> **Aim of the exercise**
The copy must start at the line that contains "Output the web" and finish at the line that contains "const legendLines = ['SUS-304', 'Cumulative", reproducing each line exactly. Any picture in that span is omitted.

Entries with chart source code
------------------------------------------------

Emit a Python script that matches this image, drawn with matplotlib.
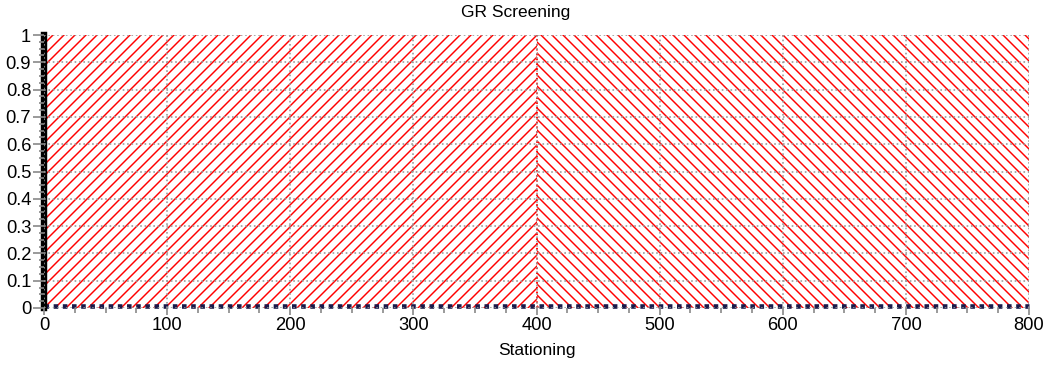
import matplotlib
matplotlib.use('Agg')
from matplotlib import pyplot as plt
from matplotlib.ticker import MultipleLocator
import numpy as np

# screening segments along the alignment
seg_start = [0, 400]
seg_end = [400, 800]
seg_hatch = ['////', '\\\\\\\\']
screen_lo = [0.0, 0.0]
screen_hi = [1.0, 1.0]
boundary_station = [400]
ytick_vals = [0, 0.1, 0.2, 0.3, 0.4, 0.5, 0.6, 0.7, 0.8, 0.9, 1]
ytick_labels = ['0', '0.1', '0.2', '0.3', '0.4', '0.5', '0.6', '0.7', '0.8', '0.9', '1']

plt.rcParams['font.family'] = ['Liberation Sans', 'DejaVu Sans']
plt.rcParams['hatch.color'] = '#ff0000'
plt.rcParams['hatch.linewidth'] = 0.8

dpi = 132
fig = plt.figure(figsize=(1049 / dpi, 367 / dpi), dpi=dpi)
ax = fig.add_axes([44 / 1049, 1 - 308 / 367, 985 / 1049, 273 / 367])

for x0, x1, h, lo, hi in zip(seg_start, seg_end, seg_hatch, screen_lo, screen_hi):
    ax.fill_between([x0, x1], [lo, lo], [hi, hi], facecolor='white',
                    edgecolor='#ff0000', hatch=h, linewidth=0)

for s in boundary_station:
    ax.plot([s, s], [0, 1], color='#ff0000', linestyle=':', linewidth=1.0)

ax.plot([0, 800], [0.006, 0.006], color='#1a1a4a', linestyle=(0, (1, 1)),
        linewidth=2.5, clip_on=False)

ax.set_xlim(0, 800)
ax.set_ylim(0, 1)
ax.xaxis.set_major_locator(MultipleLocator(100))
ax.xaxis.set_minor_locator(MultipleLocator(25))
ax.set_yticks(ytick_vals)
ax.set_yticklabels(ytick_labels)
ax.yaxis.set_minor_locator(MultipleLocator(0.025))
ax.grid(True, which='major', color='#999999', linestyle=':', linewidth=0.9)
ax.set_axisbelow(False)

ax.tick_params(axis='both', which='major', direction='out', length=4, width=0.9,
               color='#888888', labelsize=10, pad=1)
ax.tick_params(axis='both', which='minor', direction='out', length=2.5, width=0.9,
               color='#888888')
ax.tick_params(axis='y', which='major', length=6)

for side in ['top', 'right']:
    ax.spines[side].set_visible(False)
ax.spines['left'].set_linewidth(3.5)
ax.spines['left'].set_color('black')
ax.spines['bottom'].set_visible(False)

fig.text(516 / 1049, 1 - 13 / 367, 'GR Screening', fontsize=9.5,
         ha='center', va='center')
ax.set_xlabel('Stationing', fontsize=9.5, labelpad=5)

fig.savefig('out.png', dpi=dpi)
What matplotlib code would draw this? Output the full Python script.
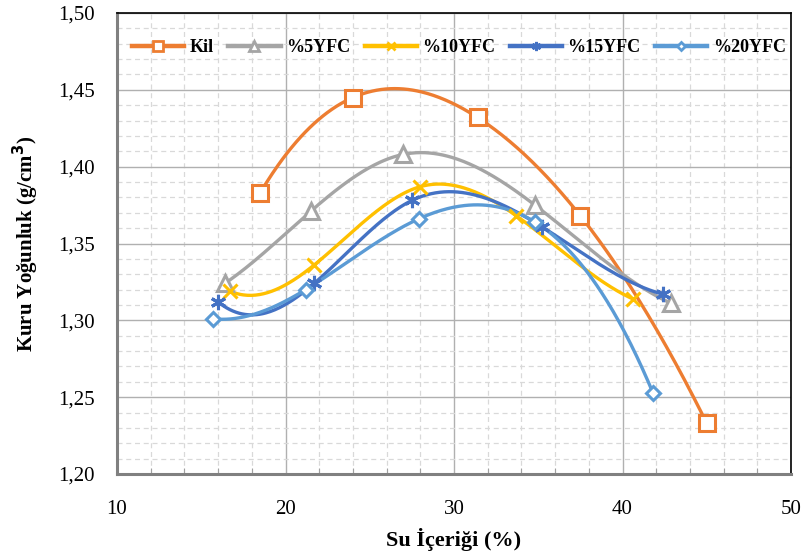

------------------------------------------------

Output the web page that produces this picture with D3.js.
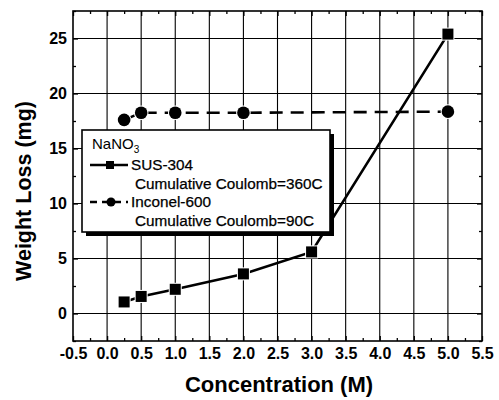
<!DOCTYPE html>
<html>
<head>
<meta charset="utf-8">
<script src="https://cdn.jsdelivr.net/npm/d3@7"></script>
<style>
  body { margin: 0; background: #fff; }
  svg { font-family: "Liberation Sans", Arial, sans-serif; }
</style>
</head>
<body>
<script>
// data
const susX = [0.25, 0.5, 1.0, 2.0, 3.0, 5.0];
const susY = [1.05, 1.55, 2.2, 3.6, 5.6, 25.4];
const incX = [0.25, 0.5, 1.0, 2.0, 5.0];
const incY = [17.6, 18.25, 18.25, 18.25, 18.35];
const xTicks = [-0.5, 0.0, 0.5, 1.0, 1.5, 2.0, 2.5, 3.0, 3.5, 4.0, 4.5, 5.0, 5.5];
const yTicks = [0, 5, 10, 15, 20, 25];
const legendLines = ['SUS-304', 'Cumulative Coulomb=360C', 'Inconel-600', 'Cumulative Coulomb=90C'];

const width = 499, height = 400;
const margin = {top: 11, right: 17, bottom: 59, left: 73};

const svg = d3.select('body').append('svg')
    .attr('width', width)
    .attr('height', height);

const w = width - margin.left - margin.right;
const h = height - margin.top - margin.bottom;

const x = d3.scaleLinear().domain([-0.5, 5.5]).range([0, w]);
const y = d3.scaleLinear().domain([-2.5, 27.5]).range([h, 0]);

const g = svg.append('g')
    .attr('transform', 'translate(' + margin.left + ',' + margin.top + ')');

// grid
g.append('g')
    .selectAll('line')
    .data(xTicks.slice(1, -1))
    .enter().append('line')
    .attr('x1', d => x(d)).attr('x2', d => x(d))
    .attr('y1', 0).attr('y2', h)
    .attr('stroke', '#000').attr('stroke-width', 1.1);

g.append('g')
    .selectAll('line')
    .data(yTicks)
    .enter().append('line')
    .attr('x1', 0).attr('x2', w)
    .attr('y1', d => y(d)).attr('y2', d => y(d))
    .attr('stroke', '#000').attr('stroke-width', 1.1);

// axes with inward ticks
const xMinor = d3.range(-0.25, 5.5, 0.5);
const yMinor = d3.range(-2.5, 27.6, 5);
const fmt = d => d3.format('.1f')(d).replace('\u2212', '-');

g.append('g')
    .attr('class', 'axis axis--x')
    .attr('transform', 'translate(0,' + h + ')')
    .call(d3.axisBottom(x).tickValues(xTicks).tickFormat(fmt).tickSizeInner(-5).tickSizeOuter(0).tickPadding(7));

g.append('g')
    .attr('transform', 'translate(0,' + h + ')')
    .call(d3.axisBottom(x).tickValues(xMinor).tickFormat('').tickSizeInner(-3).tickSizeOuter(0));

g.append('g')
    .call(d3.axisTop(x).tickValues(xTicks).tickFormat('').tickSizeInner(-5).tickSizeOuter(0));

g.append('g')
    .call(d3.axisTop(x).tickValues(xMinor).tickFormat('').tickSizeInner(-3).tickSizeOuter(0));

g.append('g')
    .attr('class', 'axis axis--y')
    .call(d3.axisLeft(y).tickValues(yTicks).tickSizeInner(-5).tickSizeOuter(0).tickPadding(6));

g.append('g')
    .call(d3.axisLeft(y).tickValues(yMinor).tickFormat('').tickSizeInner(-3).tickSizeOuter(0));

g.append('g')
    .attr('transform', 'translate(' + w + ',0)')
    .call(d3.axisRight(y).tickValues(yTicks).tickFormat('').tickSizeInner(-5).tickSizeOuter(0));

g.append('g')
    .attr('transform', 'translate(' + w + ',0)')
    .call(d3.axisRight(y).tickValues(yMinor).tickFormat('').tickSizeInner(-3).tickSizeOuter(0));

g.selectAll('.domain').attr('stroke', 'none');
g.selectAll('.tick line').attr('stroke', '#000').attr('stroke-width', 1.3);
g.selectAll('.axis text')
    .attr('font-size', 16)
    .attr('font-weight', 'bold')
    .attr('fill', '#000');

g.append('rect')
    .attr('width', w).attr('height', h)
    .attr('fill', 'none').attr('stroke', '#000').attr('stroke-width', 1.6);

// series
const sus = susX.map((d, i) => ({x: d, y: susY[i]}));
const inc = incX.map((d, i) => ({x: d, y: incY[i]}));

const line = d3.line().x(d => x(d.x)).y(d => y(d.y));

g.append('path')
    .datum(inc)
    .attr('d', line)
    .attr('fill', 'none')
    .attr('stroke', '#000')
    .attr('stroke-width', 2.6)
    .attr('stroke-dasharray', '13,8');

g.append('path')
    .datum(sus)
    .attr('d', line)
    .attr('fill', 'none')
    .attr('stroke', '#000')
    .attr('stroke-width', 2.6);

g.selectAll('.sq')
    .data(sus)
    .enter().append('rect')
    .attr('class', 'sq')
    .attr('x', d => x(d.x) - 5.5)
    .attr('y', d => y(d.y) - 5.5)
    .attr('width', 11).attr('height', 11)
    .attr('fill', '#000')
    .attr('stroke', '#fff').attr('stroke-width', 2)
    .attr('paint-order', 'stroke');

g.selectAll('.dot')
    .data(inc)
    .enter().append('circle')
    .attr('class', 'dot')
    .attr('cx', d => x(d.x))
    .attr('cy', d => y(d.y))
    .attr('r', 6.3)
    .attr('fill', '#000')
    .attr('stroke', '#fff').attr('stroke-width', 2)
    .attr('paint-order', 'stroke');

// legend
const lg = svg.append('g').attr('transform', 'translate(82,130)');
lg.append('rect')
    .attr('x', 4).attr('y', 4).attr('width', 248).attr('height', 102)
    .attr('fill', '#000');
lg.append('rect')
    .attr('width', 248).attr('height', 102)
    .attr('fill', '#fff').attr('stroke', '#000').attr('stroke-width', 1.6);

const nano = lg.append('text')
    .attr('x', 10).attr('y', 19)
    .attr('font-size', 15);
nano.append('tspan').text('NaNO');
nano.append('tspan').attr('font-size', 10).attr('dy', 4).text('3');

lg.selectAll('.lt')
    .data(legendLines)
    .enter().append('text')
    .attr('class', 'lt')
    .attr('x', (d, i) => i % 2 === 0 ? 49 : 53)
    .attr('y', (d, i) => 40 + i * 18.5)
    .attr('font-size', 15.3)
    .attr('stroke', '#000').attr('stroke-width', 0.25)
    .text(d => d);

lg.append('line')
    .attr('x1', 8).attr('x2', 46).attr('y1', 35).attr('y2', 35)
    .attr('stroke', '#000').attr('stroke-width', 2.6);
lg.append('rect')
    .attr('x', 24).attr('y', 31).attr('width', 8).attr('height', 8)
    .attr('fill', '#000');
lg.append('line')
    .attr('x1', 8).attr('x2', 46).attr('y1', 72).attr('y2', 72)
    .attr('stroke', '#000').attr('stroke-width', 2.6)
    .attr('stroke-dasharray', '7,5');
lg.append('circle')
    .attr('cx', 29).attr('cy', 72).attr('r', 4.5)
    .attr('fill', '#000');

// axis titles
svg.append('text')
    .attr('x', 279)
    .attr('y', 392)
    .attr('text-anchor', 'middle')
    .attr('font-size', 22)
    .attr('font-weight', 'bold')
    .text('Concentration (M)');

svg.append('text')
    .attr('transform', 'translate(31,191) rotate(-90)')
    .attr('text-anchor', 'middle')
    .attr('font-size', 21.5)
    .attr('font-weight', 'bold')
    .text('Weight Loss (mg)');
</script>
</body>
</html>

------------------------------------------------

> **Answer to this problem**
Output the web page that produces this picture with D3.js.
<!DOCTYPE html>
<html>
<head>
<meta charset="utf-8">
<script src="https://cdn.jsdelivr.net/npm/d3@7"></script>
<style>
  body { margin: 0; background: #fff; }
  svg { font-family: "Liberation Sans", Arial, sans-serif; }
</style>
</head>
<body>
<script>
// data
const susX = [0.25, 0.5, 1.0, 2.0, 3.0, 5.0];
const susY = [1.05, 1.55, 2.2, 3.6, 5.6, 25.4];
const incX = [0.25, 0.5, 1.0, 2.0, 5.0];
const incY = [17.6, 18.25, 18.25, 18.25, 18.35];
const xTicks = [-0.5, 0.0, 0.5, 1.0, 1.5, 2.0, 2.5, 3.0, 3.5, 4.0, 4.5, 5.0, 5.5];
const yTicks = [0, 5, 10, 15, 20, 25];
const legendLines = ['SUS-304', 'Cumulative Coulomb=360C', 'Inconel-600', 'Cumulative Coulomb=90C'];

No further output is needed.